Earthing and step/touch voltage compliance – especially important in urban substations.
Protection coordination – between primary, RMUs, and secondary fuses.
Load forecasting – to ensure adequate capacity and avoid overloads.
Switching plans and operational diagrams – which can get very complex, especially in mesh networks.
Customer connection standards – ensuring compliance with ENA Engineering Recommendations (like G81 or G99 for generation).

It’s hands-on, technical, and often context-specific. You have to know your patch, your assets, and your constraints.

The Human Side: Who Works on 11kV?

If you’re starting out in electrical engineering, there’s a good chance your first real exposure to live networks will be at 11kV.

Whether you’re:

A graduate design engineer drawing up RMU layouts,
A field engineer working on switching operations,
A SAP managing permits and HV access,
Or a maintenance tech testing and inspecting switchgear,

…the 11kV network is where you learn the craft.
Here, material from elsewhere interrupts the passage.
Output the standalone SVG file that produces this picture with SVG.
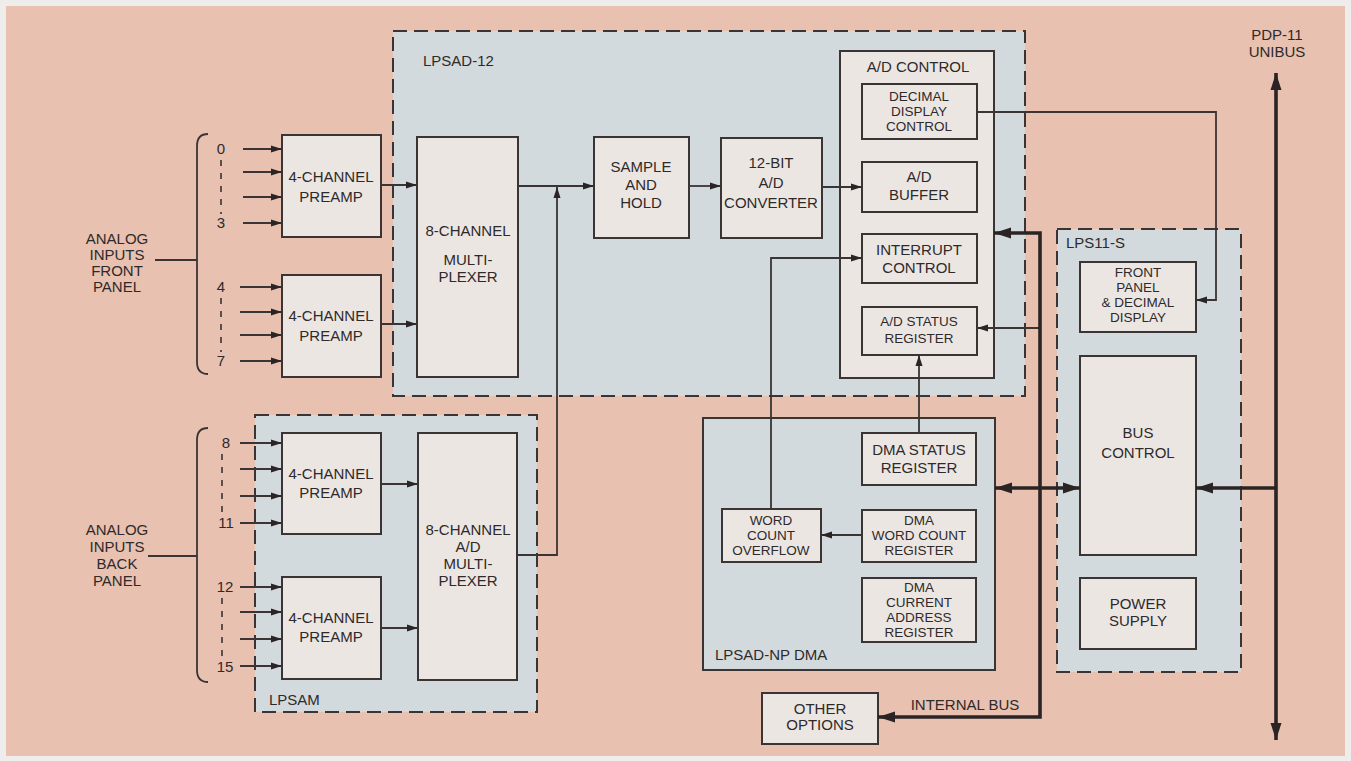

It’s big enough to require proper planning, safety, and coordination—but not so big that you’re buried under layers of control and bureaucracy. It’s the sweet spot where engineering judgement really comes into play.

Final Thoughts: Why It Matters

If there’s one voltage level that quietly keeps the UK running, it’s 11kV. Not flashy. Not headline-grabbing. But absolutely essential.

It’s the interface between large-scale transmission and real-world power delivery. It’s where flexibility, resilience, and day-to-day operations live. And as we move towards a more distributed, low-carbon grid, the importance of the 11kV network is only growing.

From an engineer’s point of view, it’s also one of the most rewarding areas to work in. You get to deal with real technical challenges, make meaningful decisions, and see the impact of your work on the ground.

So if you’re building your career in the power industry—don’t overlook 11kV. It’s not just a legacy voltage. It’s the backbone of the future grid.